**RECORDED INFORMATION**
═══

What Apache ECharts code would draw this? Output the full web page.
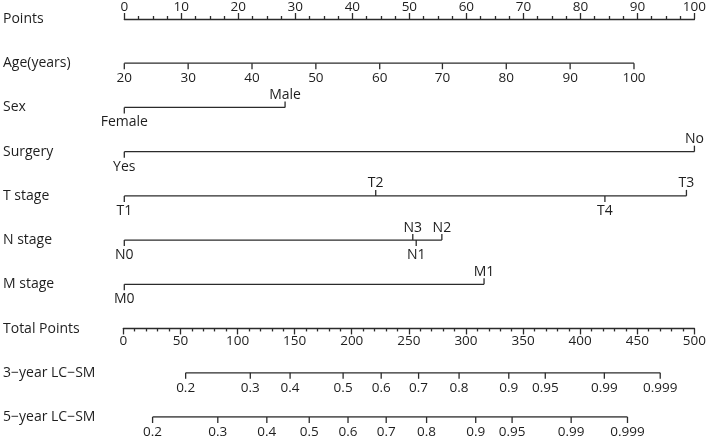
<!DOCTYPE html>
<html>
<head>
<meta charset="utf-8">
<script src="https://cdn.jsdelivr.net/npm/echarts@6/dist/echarts.min.js"></script>
<style>html,body{margin:0;padding:0;background:#fff}#c{width:709px;height:438px}</style>
</head>
<body>
<div id="c"></div>
<script>
// ---- data ----
const rowNames = ['Points','Age(years)','Sex','Surgery','T stage','N stage','M stage','Total Points','3\u2212year LC\u2212SM','5\u2212year LC\u2212SM'];

const ageLabels = ['20','30','40','50','60','70','80','90','100'];
const agePoints = [0, 11.2, 22.4, 33.6, 44.8, 55.8, 67.0, 78.2, 89.4];

const sexLabels = ['Female','Male'];
const sexPoints = [0, 28.2];
const sexSides  = ['below','above'];

const surgeryLabels = ['Yes','No'];
const surgeryPoints = [0, 100];
const surgerySides  = ['below','above'];

const tLabels = ['T1','T2','T3','T4'];
const tPoints = [0, 44.1, 98.6, 84.3];
const tSides  = ['below','above','above','below'];

const nLabels = ['N0','N1','N2','N3'];
const nPoints = [0, 51.2, 55.7, 50.6];
const nSides  = ['below','below','above','above'];

const mLabels = ['M0','M1'];
const mPoints = [0, 63.1];
const mSides  = ['below','above'];

const probLabels = ['0.2','0.3','0.4','0.5','0.6','0.7','0.8','0.9','0.95','0.99','0.999'];
const prob3Total = [53.8, 110.5, 145.4, 191.9, 225.3, 258.1, 293.6, 337.2, 369.2, 421.0, 470.0];
const prob5Total = [24.8, 82.0, 125.0, 162.2, 196.2, 229.7, 265.1, 308.2, 340.1, 391.9, 441.3];

const pointsMax = 100;
const totalMax = 500;

// ---- styles ----
const LINE = '#2b2b2b';
const TEXT = '#1e1e1e';
const FONT = '"Open Sans", sans-serif';
const TICK = 6;
const LW = 1.3;

function sidesAll(n, s){ return new Array(n).fill(s); }

function axisLine(row, lo, hi, xAxisIndex){
  return {
    type:'line', xAxisIndex, yAxisIndex:0, symbol:'none', silent:true,
    lineStyle:{color:LINE, width:LW},
    data:[[lo,row],[hi,row]]
  };
}

function tickSeries(row, points, labels, sides, xAxisIndex, fontSize){
  return {
    type:'custom', xAxisIndex, yAxisIndex:0, silent:true,
    data: points.map(p => [p,row]),
    renderItem:(params, api) => {
      const pt = api.coord([api.value(0), api.value(1)]);
      const up = sides[params.dataIndex] === 'above';
      const dir = up ? -1 : 1;
      return {type:'group', children:[
        {type:'line', shape:{x1:pt[0], y1:pt[1], x2:pt[0], y2:pt[1]+dir*TICK},
         style:{stroke:LINE, lineWidth:LW}},
        {type:'text', style:{text:labels[params.dataIndex], x:pt[0],
          y: up ? pt[1]-12.5 : pt[1]+15, align:'center', verticalAlign:'middle',
          fill:TEXT, fontSize:fontSize, fontFamily:FONT}}
      ]};
    }
  };
}

const series = [
  axisLine(1, agePoints[0], agePoints[agePoints.length-1], 0),
  tickSeries(1, agePoints, ageLabels, sidesAll(ageLabels.length,'below'), 0, 13.5),
  axisLine(2, Math.min(...sexPoints), Math.max(...sexPoints), 0),
  tickSeries(2, sexPoints, sexLabels, sexSides, 0, 14),
  axisLine(3, Math.min(...surgeryPoints), Math.max(...surgeryPoints), 0),
  tickSeries(3, surgeryPoints, surgeryLabels, surgerySides, 0, 14),
  axisLine(4, Math.min(...tPoints), Math.max(...tPoints), 0),
  tickSeries(4, tPoints, tLabels, tSides, 0, 14),
  axisLine(5, Math.min(...nPoints), Math.max(...nPoints), 0),
  tickSeries(5, nPoints, nLabels, nSides, 0, 14),
  axisLine(6, Math.min(...mPoints), Math.max(...mPoints), 0),
  tickSeries(6, mPoints, mLabels, mSides, 0, 14),
  axisLine(8, prob3Total[0], prob3Total[prob3Total.length-1], 2),
  tickSeries(8, prob3Total, probLabels, sidesAll(probLabels.length,'below'), 2, 13.5),
  axisLine(9, prob5Total[0], prob5Total[prob5Total.length-1], 2),
  tickSeries(9, prob5Total, probLabels, sidesAll(probLabels.length,'below'), 2, 13.5)
];

const GL = 123.3, GR = 12.3, TOP = 18.5, BOT = 21;
const rowGap = (438 - TOP - BOT) / (rowNames.length - 1);
const totalRowY = TOP + rowGap * 7;

const chart = echarts.init(document.getElementById('c'), null, {renderer:'canvas'});
chart.setOption({
  animation:false,
  backgroundColor:'#fff',
  grid:[
    {left:GL, right:GR, top:TOP, bottom:BOT},
    {left:GL, right:GR, top:totalRowY-1, height:1}
  ],
  xAxis:[
    {type:'value', gridIndex:0, position:'top', min:0, max:pointsMax, interval:10,
     axisLine:{show:true, lineStyle:{color:LINE, width:LW}},
     axisTick:{show:true, length:6, lineStyle:{color:LINE, width:LW}},
     minorTick:{show:true, splitNumber:4, length:3, lineStyle:{color:LINE, width:LW}},
     splitLine:{show:false},
     axisLabel:{margin:5, fontSize:13.5, color:TEXT, fontFamily:FONT}},
    {type:'value', gridIndex:1, position:'bottom', min:0, max:totalMax, interval:50,
     axisLine:{show:true, lineStyle:{color:LINE, width:LW}},
     axisTick:{show:true, length:6, lineStyle:{color:LINE, width:LW}},
     minorTick:{show:true, splitNumber:5, length:3, lineStyle:{color:LINE, width:LW}},
     splitLine:{show:false},
     axisLabel:{margin:6, fontSize:13.5, color:TEXT, fontFamily:FONT}},
    {type:'value', gridIndex:0, position:'bottom', min:0, max:totalMax, show:false,
     splitLine:{show:false}}
  ],
  yAxis:[
    {type:'category', gridIndex:0, data:rowNames, inverse:true, boundaryGap:false,
     axisLine:{show:false}, axisTick:{show:false}, splitLine:{show:false},
     axisLabel:{align:'left', margin:GL-2, fontSize:14, color:TEXT, fontFamily:FONT}},
    {type:'value', gridIndex:1, show:false, splitLine:{show:false}}
  ],
  series: series
});
</script>
</body>
</html>
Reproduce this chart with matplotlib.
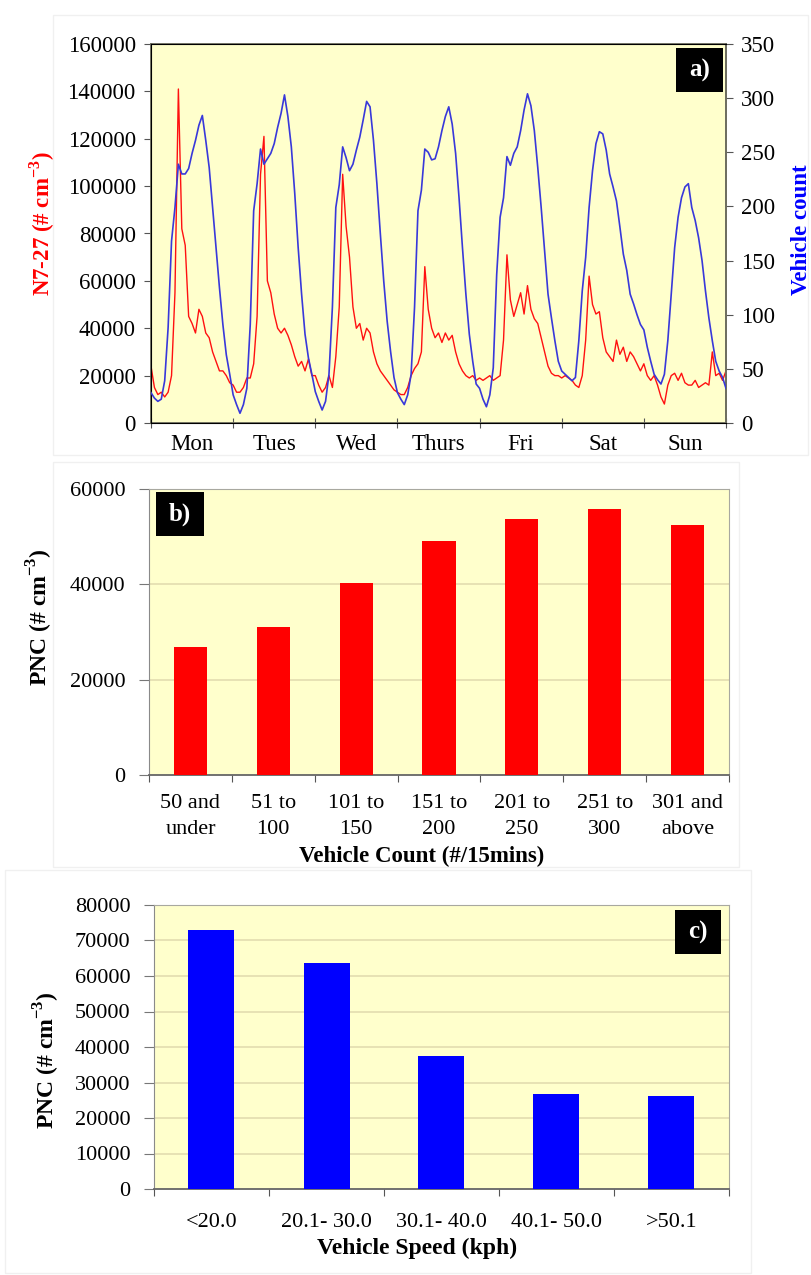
import numpy as np
import matplotlib
matplotlib.use("Agg")
import matplotlib.pyplot as plt
from matplotlib.patches import Rectangle

plt.rcParams['font.family'] = ['Liberation Serif', 'DejaVu Serif']
plt.rcParams['mathtext.fontset'] = 'custom'
plt.rcParams['mathtext.rm'] = 'Liberation Serif'
plt.rcParams['mathtext.bf'] = 'Liberation Serif:bold'

# ---------------- data ----------------
days = ['Mon', 'Tues', 'Wed', 'Thurs', 'Fri', 'Sat', 'Sun']

# hourly vehicle count (Mon 00:00 ... Sun 24:00)
vehicle_count = [
    28, 23, 20, 22, 39, 88, 168, 199, 239, 230, 230, 235, 249, 261, 275, 284, 261, 236, 199, 162, 125, 91, 63, 45,
    26, 17, 9, 17, 32, 91, 196, 221, 253, 239, 244, 249, 258, 273, 286, 303, 283, 255, 212, 162, 119, 82, 60, 45,
    29, 20, 12, 20, 45, 107, 199, 220, 255, 245, 233, 239, 252, 264, 280, 297, 292, 261, 221, 175, 131, 94, 66, 42,
    28, 22, 17, 26, 45, 107, 196, 215, 253, 250, 243, 244, 255, 270, 283, 292, 276, 249, 208, 162, 119, 82, 57, 36,
    32, 22, 15, 26, 51, 137, 190, 208, 246, 238, 249, 255, 270, 289, 304, 293, 270, 236, 199, 159, 119, 97, 76, 57,
    48, 45, 42, 39, 42, 76, 122, 153, 199, 233, 258, 269, 267, 252, 230, 218, 205, 181, 156, 141, 119, 110, 100, 91,
    86, 70, 57, 45, 40, 36, 45, 76, 119, 162, 190, 208, 218, 221, 199, 187, 171, 150, 122, 97, 76, 57, 48, 42,
    32,
]

# hourly N7-27 particle number concentration (thousands # cm-3)
n727_k = [
    24, 15, 12, 13, 11, 13, 20, 55, 141, 82, 75, 45, 42, 38, 48, 45, 38, 36, 30, 26, 22, 22, 20, 17,
    16, 13, 13, 15, 19, 19, 25, 45, 105, 121, 60, 55, 46, 40, 38, 40, 37, 33, 28, 24, 26, 22, 27, 20,
    20, 16, 13, 15, 20, 15, 28, 49, 105, 83, 70, 49, 40, 42, 35, 40, 38, 30, 25, 22, 20, 18, 16, 14,
    13, 12, 12, 15, 20, 23, 25, 30, 66, 48, 40, 36, 38, 34, 38, 35, 37, 30, 25, 22, 20, 19, 20, 18,
    19, 18, 19, 20, 18, 19, 20, 35, 71, 52, 45, 50, 55, 46, 58, 48, 44, 42, 36, 30, 24, 21, 20, 20,
    19, 20, 19, 18, 16, 15, 20, 35, 62, 50, 46, 47, 36, 30, 28, 26, 35, 29, 32, 26, 30, 28, 25, 22,
    25, 20, 18, 20, 16, 11, 8, 16, 20, 21, 18, 21, 17, 16, 16, 18, 15, 16, 17, 16, 30, 20, 21, 18,
    22,
]

count_bins = ['50 and\nunder', '51 to\n100', '101 to\n150', '151 to\n200',
              '201 to\n250', '251 to\n300', '301 and\nabove']
pnc_by_count = [26900, 31100, 40300, 49000, 53700, 55900, 52400]

speed_bins = ['<20.0', '20.1- 30.0', '30.1- 40.0', '40.1- 50.0', '>50.1']
pnc_by_speed = [73000, 63600, 37500, 26700, 26300]

# ---------------- layout ----------------
W, H = 812, 1275
fig = plt.figure(figsize=(W / 100, H / 100), dpi=100)
BG = '#FFFFCC'
GRID = '#E3DDB0'
TICK_FS = 16


def rect(l, t, r, b):
    return [l / W, 1 - b / H, (r - l) / W, (b - t) / H]


def fx(x):
    return x / W


def fy(y):
    return 1 - y / H


# faint panel frames
for (l, t, r, b) in [(53, 15, 808, 455), (53, 462, 739, 867), (5, 870, 751, 1273)]:
    fig.add_artist(Rectangle((fx(l), fy(b)), (r - l) / W, (b - t) / H,
                             transform=fig.transFigure, fill=False,
                             ec='#F0F0F0', lw=1.0, zorder=0))

# ---------------- panel a ----------------
ax = fig.add_axes(rect(151, 44, 726, 423))
ax.set_facecolor(BG)
hours = np.arange(len(n727_k))
ax.plot(hours, np.array(n727_k) * 1000, color='#FF1010', lw=1.0, zorder=3)
ax.set_xlim(0, 168)
ax.set_ylim(0, 160000)
ax.set_yticks(np.arange(0, 160001, 20000))
ax.set_xticks(np.arange(0, 169, 24))
ax.set_xticklabels([])
ax.set_xticks(np.arange(12, 168, 24), minor=True)
ax.set_xticklabels(days, minor=True)
ax.tick_params(axis='x', which='minor', length=0, pad=8, labelsize=TICK_FS + 0.5)
ax.tick_params(axis='x', which='major', direction='inout', length=7, color='#555555')
ax.tick_params(axis='y', labelsize=TICK_FS + 0.5, length=5, pad=6, color='#555555')
for s in ['top', 'bottom', 'left', 'right']:
    ax.spines[s].set_color('#6E6E60')
    ax.spines[s].set_linewidth(1.3)

ax2 = ax.twinx()
ax2.plot(np.arange(len(vehicle_count)), vehicle_count, color='#3838DA', lw=1.2, zorder=4)
ax2.set_ylim(0, 350)
ax2.set_yticks(np.arange(0, 351, 50))
ax2.tick_params(axis='y', labelsize=TICK_FS + 0.5, length=5, pad=6, color='#555555')
ax2.spines['right'].set_color('#6E6E60')
ax2.spines['right'].set_linewidth(1.3)

fig.text(fx(42), fy(224), r'N7-27 (# cm$^{\mathbf{-3}}$)', color='#FF0000',
         fontsize=16.5, fontweight='bold', rotation=90, ha='center', va='center')
fig.text(fx(802), fy(230), 'Vehicle count', color='#0000FF',
         fontsize=16.5, fontweight='bold', rotation=90, ha='center', va='center')

fig.add_artist(Rectangle((fx(676), fy(92)), 47 / W, 44 / H, transform=fig.transFigure,
                         fc='black', ec='none', zorder=10))
fig.text(fx(699.5), fy(70), 'a)', color='white', fontsize=18, fontweight='bold',
         ha='center', va='center', zorder=11)


# ---------------- bar panels ----------------
def bar_panel(box, cats, vals, color, ymax, ystep, gridvals, pad, lsp):
    a = fig.add_axes(rect(*box))
    a.set_facecolor(BG)
    x = np.arange(len(cats))
    a.bar(x, vals, width=0.4, color=color, zorder=3)
    a.set_xlim(-0.5, len(cats) - 0.5)
    a.set_ylim(0, ymax)
    a.set_yticks(np.arange(0, ymax + 1, ystep))
    for g in gridvals:
        a.axhline(g, color=GRID, lw=1.2, zorder=1)
    a.set_xticks(np.arange(len(cats) + 1) - 0.5)
    a.set_xticklabels([])
    a.set_xticks(x, minor=True)
    a.set_xticklabels(cats, minor=True, linespacing=lsp)
    a.tick_params(axis='x', which='minor', length=0, pad=pad, labelsize=TICK_FS)
    a.tick_params(axis='x', which='major', direction='out', length=5, color='#555555')
    a.tick_params(axis='y', labelsize=TICK_FS, length=7, pad=10, color='#777777')
    a.spines['top'].set_color('#A8A8A0')
    a.spines['right'].set_color('#A8A8A0')
    a.spines['left'].set_color('#8A8A8A')
    a.spines['bottom'].set_color('#666666')
    a.spines['bottom'].set_linewidth(1.3)
    return a


axb = bar_panel((149, 489, 729, 775), count_bins, pnc_by_count, '#FF0000',
                60000, 20000, [20000, 40000], 14, 1.5)
fig.text(fx(40), fy(617), r'PNC (# cm$^{\mathbf{-3}}$)', fontsize=17,
         fontweight='bold', rotation=90, ha='center', va='center')
fig.text(fx(422), fy(856), 'Vehicle Count (#/15mins)', fontsize=16.5,
         fontweight='bold', ha='center', va='center')
fig.add_artist(Rectangle((fx(156), fy(536)), 48 / W, 44 / H, transform=fig.transFigure,
                         fc='black', ec='none', zorder=10))
fig.text(fx(180), fy(514), 'b)', color='white', fontsize=18, fontweight='bold',
         ha='center', va='center', zorder=11)

axc = bar_panel((154, 905, 729, 1189), speed_bins, pnc_by_speed, '#0000FF',
                80000, 10000, list(range(10000, 80000, 10000)), 17, 1.2)
fig.text(fx(47), fy(1060), r'PNC (# cm$^{\mathbf{-3}}$)', fontsize=17,
         fontweight='bold', rotation=90, ha='center', va='center')
fig.text(fx(417), fy(1248), 'Vehicle Speed (kph)', fontsize=17,
         fontweight='bold', ha='center', va='center')
fig.add_artist(Rectangle((fx(675), fy(954)), 46 / W, 44 / H, transform=fig.transFigure,
                         fc='black', ec='none', zorder=10))
fig.text(fx(698), fy(932), 'c)', color='white', fontsize=18, fontweight='bold',
         ha='center', va='center', zorder=11)

fig.savefig('out.png', dpi=100, facecolor='white')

═══

**SHORT PROBLEM**
Copy the part that starts at the line with "Reproduce this chart with matplotlib." and finishes at the line with "days = ['Mon', 'Tues', 'Wed', 'Thurs', 'Fri', 'Sat', 'Sun']", both included, and nothing more. Pictures are left out.

**RESULT FOR THIS EXERCISE**
Reproduce this chart with matplotlib.
import numpy as np
import matplotlib
matplotlib.use("Agg")
import matplotlib.pyplot as plt
from matplotlib.patches import Rectangle

plt.rcParams['font.family'] = ['Liberation Serif', 'DejaVu Serif']
plt.rcParams['mathtext.fontset'] = 'custom'
plt.rcParams['mathtext.rm'] = 'Liberation Serif'
plt.rcParams['mathtext.bf'] = 'Liberation Serif:bold'

# ---------------- data ----------------
days = ['Mon', 'Tues', 'Wed', 'Thurs', 'Fri', 'Sat', 'Sun']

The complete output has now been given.